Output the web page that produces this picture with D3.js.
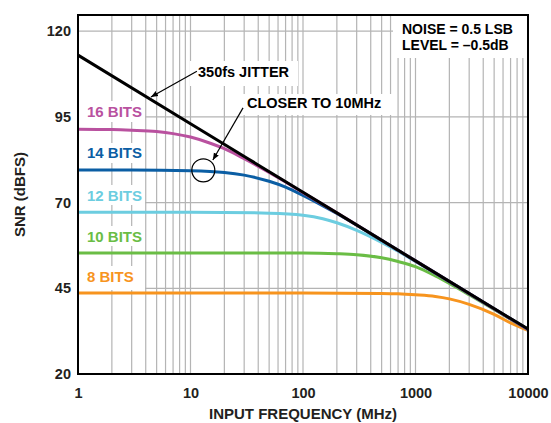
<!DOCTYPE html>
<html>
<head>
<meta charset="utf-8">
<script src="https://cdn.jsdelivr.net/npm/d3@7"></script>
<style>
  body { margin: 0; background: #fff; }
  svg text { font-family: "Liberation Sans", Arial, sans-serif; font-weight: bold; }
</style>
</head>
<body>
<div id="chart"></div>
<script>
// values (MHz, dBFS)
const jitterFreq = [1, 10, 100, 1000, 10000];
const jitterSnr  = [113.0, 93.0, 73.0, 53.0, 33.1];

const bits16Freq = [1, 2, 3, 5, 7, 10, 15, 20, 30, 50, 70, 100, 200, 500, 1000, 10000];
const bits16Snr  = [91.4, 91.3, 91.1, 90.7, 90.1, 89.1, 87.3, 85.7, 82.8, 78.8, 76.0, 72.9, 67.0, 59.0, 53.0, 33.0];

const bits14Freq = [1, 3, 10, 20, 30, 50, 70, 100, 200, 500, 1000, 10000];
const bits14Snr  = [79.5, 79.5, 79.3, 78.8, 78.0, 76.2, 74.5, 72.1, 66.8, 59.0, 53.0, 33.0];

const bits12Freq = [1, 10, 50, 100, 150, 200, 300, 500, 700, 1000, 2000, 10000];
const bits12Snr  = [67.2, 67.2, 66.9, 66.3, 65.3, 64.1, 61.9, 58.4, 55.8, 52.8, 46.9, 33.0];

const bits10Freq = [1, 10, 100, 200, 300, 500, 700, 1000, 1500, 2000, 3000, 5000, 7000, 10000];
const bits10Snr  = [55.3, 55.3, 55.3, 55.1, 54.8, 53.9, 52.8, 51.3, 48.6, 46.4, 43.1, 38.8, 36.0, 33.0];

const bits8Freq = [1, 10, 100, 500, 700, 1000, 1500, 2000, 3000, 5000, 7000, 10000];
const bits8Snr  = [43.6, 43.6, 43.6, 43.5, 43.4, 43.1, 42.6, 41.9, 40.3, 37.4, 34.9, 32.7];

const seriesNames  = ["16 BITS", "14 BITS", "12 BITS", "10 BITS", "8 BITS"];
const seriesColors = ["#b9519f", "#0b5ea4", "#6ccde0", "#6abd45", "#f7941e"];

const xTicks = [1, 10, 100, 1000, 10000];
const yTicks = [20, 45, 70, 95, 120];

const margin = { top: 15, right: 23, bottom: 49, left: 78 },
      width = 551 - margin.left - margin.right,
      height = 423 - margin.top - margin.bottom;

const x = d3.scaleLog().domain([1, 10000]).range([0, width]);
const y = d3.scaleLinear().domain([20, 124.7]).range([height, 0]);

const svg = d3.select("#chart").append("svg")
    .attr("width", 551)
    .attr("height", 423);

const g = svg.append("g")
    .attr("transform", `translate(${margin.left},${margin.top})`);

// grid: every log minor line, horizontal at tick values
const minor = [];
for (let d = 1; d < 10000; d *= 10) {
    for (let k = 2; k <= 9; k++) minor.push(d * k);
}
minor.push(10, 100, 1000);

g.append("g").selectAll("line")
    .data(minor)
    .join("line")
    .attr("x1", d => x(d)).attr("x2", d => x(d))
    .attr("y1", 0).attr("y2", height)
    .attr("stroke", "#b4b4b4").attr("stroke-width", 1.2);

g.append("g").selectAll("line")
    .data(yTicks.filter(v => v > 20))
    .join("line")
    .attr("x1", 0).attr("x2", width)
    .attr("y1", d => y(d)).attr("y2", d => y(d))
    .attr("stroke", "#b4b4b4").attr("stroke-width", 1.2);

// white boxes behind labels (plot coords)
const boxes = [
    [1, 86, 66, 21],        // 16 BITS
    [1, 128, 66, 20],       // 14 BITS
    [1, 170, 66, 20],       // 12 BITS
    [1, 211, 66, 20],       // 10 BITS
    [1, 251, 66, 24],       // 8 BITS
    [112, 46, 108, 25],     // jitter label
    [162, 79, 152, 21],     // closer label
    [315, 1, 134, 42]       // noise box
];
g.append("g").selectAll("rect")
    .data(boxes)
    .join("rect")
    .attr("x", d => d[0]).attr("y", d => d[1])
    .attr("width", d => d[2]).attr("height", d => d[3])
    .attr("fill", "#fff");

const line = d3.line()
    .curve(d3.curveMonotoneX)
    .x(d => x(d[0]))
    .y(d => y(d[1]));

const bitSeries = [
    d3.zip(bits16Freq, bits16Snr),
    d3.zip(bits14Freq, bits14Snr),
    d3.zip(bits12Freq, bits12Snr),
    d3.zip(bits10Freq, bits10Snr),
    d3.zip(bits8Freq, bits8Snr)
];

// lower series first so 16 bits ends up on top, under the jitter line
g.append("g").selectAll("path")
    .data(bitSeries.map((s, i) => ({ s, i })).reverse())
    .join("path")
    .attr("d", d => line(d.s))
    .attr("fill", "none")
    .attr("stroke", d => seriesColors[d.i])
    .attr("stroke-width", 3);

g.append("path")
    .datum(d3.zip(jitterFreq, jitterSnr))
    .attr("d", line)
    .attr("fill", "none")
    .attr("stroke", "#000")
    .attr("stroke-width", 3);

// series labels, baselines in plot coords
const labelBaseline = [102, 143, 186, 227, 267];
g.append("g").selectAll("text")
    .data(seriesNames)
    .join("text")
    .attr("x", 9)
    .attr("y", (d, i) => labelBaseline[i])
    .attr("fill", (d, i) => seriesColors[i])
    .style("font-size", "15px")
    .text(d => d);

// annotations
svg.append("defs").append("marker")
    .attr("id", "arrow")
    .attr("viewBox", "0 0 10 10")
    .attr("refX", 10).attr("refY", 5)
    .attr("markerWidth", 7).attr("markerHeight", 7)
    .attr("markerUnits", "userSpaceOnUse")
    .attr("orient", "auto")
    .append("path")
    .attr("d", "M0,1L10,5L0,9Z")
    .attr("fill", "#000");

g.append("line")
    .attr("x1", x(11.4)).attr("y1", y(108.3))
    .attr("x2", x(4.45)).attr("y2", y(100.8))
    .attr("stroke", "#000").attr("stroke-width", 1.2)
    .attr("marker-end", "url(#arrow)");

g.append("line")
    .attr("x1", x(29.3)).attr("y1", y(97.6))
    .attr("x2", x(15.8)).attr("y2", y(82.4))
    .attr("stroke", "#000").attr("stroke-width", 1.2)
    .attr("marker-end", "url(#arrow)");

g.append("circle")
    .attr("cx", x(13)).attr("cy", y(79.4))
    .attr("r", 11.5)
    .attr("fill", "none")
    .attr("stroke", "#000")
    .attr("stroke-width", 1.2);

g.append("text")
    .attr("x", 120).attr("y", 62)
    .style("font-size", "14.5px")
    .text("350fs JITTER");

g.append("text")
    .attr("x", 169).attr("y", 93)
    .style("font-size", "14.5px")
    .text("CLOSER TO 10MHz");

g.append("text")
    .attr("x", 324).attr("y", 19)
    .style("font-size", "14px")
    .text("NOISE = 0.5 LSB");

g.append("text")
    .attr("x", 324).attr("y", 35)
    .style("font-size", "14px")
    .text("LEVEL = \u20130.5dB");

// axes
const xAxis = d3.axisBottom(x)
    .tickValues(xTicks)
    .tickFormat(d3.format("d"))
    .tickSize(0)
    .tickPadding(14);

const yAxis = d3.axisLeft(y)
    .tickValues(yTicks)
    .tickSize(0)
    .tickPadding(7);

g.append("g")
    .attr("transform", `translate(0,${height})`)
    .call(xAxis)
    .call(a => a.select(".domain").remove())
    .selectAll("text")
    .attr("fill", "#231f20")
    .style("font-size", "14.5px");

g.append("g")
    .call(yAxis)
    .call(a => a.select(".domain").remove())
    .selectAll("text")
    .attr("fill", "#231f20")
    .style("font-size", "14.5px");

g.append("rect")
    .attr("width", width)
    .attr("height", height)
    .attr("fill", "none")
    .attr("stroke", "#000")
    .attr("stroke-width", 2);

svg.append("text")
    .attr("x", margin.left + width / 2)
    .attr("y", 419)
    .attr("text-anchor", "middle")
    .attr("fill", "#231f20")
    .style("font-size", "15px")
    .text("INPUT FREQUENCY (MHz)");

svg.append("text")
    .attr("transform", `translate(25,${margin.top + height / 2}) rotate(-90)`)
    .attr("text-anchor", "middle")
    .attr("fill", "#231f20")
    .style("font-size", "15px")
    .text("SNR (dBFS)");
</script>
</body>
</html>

################

From the first line of the material down to the line containing "d3.scaleLinear().domain([20, 124.7]).range([height, 0]);", inclusive, return each line exactly, skipping any picture.

Output the web page that produces this picture with D3.js.
<!DOCTYPE html>
<html>
<head>
<meta charset="utf-8">
<script src="https://cdn.jsdelivr.net/npm/d3@7"></script>
<style>
  body { margin: 0; background: #fff; }
  svg text { font-family: "Liberation Sans", Arial, sans-serif; font-weight: bold; }
</style>
</head>
<body>
<div id="chart"></div>
<script>
// values (MHz, dBFS)
const jitterFreq = [1, 10, 100, 1000, 10000];
const jitterSnr  = [113.0, 93.0, 73.0, 53.0, 33.1];

const bits16Freq = [1, 2, 3, 5, 7, 10, 15, 20, 30, 50, 70, 100, 200, 500, 1000, 10000];
const bits16Snr  = [91.4, 91.3, 91.1, 90.7, 90.1, 89.1, 87.3, 85.7, 82.8, 78.8, 76.0, 72.9, 67.0, 59.0, 53.0, 33.0];

const bits14Freq = [1, 3, 10, 20, 30, 50, 70, 100, 200, 500, 1000, 10000];
const bits14Snr  = [79.5, 79.5, 79.3, 78.8, 78.0, 76.2, 74.5, 72.1, 66.8, 59.0, 53.0, 33.0];

const bits12Freq = [1, 10, 50, 100, 150, 200, 300, 500, 700, 1000, 2000, 10000];
const bits12Snr  = [67.2, 67.2, 66.9, 66.3, 65.3, 64.1, 61.9, 58.4, 55.8, 52.8, 46.9, 33.0];

const bits10Freq = [1, 10, 100, 200, 300, 500, 700, 1000, 1500, 2000, 3000, 5000, 7000, 10000];
const bits10Snr  = [55.3, 55.3, 55.3, 55.1, 54.8, 53.9, 52.8, 51.3, 48.6, 46.4, 43.1, 38.8, 36.0, 33.0];

const bits8Freq = [1, 10, 100, 500, 700, 1000, 1500, 2000, 3000, 5000, 7000, 10000];
const bits8Snr  = [43.6, 43.6, 43.6, 43.5, 43.4, 43.1, 42.6, 41.9, 40.3, 37.4, 34.9, 32.7];

const seriesNames  = ["16 BITS", "14 BITS", "12 BITS", "10 BITS", "8 BITS"];
const seriesColors = ["#b9519f", "#0b5ea4", "#6ccde0", "#6abd45", "#f7941e"];

const xTicks = [1, 10, 100, 1000, 10000];
const yTicks = [20, 45, 70, 95, 120];

const margin = { top: 15, right: 23, bottom: 49, left: 78 },
      width = 551 - margin.left - margin.right,
      height = 423 - margin.top - margin.bottom;

const x = d3.scaleLog().domain([1, 10000]).range([0, width]);
const y = d3.scaleLinear().domain([20, 124.7]).range([height, 0]);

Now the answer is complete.